И когда был приобретен участок с дачей под Лондоном, то часто «во время спокойных прогулок по собственным лугам, я воображал себя снова на моей старой дорогой родине в Чарлтоне, а себя снова деревенским мальчиком».
Но ведь надо помнить, что деревня обернулась к Бессемеру только своим светлым улыбающимся лицом; темные, тяжелые стороны деревенского быта не затрагивали его.
Попав в Лондон, он не без грусти вспоминал, как там в Чарлтоне «маленькие дети, идущие в школу, низко раскланивались с ним и уступали дорогу, а рабочий на ферме, стоя в дверях своей избы, приветствовал: «С добрым утром, хозяин Генри!»
Мальчик пользовался большой свободой. Учение стояло повидимому далеко не на первом плане.

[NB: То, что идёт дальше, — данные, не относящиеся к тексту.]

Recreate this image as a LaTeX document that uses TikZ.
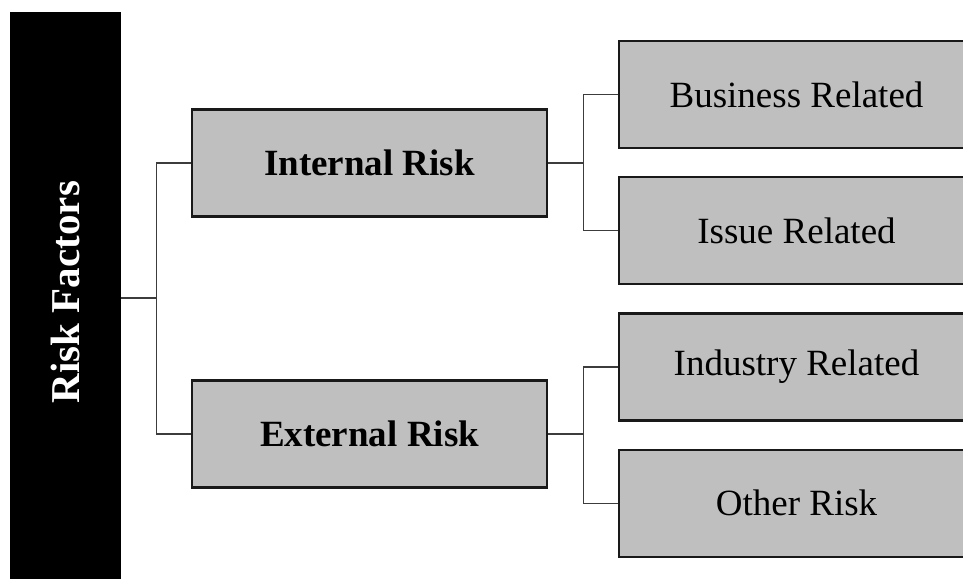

Школа была не особенно обременительна и не оставила по себе ярких впечатлений, но, вероятно, Генри зато и не был объектом общепринятой тогда педагогической системы, которая оставила такой горький осадок у многих его ровесников, системы, слагающейся из бессмысленного зубрения английских слов (по буквам для усвоения орфографии) и исключений латинской грамматики, и широкого применения в качестве вспомогательного средства «толстого, жесткого ремня», подзатыльников и дранья за волосы и уши. По крайней мере Бессемер не отметил в автобиографии, что он приходил из школы в синяках или даже в крови, как это подчас случалось с его современником и соратником по оружию — Джемсом Нэсмитом — будущим изобретателем парового молота. Вот что писал тот в старости о своих школьных годах:
«В школе я легко научился читать, но моя орфография на слух в соответствии с простыми буквами алфавита, так сказать фонетическая, привела меня в столкновение с учителем. Мне досталось немало тумаков по голове и много шлепков по ладоням толстым ремнем из жесткой кожи, которые создали у меня не очень заманчивые представления о сладости учения. Учитель был зол и мстителен.
Я считаю низостью обращаться с маленьким мальчиком так жестоко и отсылать его домой с ноющими от побоев, а подчас и окровавленными спиной и пальцами, только за то, что он не может так же быстро учиться, как его товарищи.